New Jersey Legislature Proposes Big Changes
Assembly Bill No. 1958, along with corresponding Senate Bill 3165, aims to mandate that hotel franchisees in New Jersey receive additional benefits and protections that are typically absent from standard franchise agreements. The proposed bill would prohibit franchisors from:
- receiving rebates from franchisor-mandated vendors, unless such rebates are disclosed and passed through to the franchisee;
- requiring franchisees to purchase goods, services, or supplies from the franchisor or franchisor-selected vendors, when comparable items are available from other sources;
- unilaterally changing material terms of a franchise agreement;
- imposing fees or charges not disclosed in an FDD or franchise agreement; and
- selling loyalty points for a profit without providing reasonable compensation to franchisees.
In effect, the law would reconfigure the relationship between owners and franchisors.

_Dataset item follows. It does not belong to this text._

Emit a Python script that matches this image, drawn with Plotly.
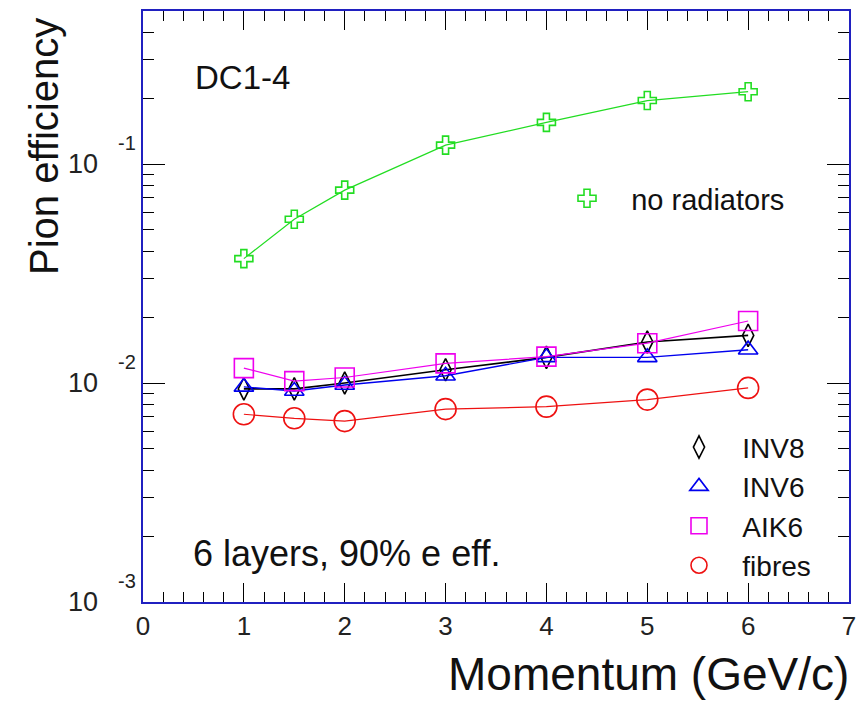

The Asian American Hotel Owners Association has publicly spoken out in support of Assembly Bill No. 1985, specifically the AAHOA:
- will not object to vendor exclusivity so long as the vendor provides these mandated products and services to Franchisees for competitive pricing.
- will not support the selling of loyalty points by a brand partner or franchiser for a profit.
- will not support franchise fees being added that were not previously disclosed in the franchise disclosure document without prior approval.
- supports the preference of certified women-owned, minority-owned and veteran-owned businesses to serve as the mandated and preferred vendors for the franchise business model.
Why it Matters
There has been a consistent push for legislative change in the hospitality industry regarding the franchisor-franchisee relationship in recent years. If Assembly Bill No. 1958 passes, it would significantly alter the current and future dynamics between franchisors and franchisees. As more states propose their own legislation, franchisee clients will need to stay informed about their evolving rights and ownership status.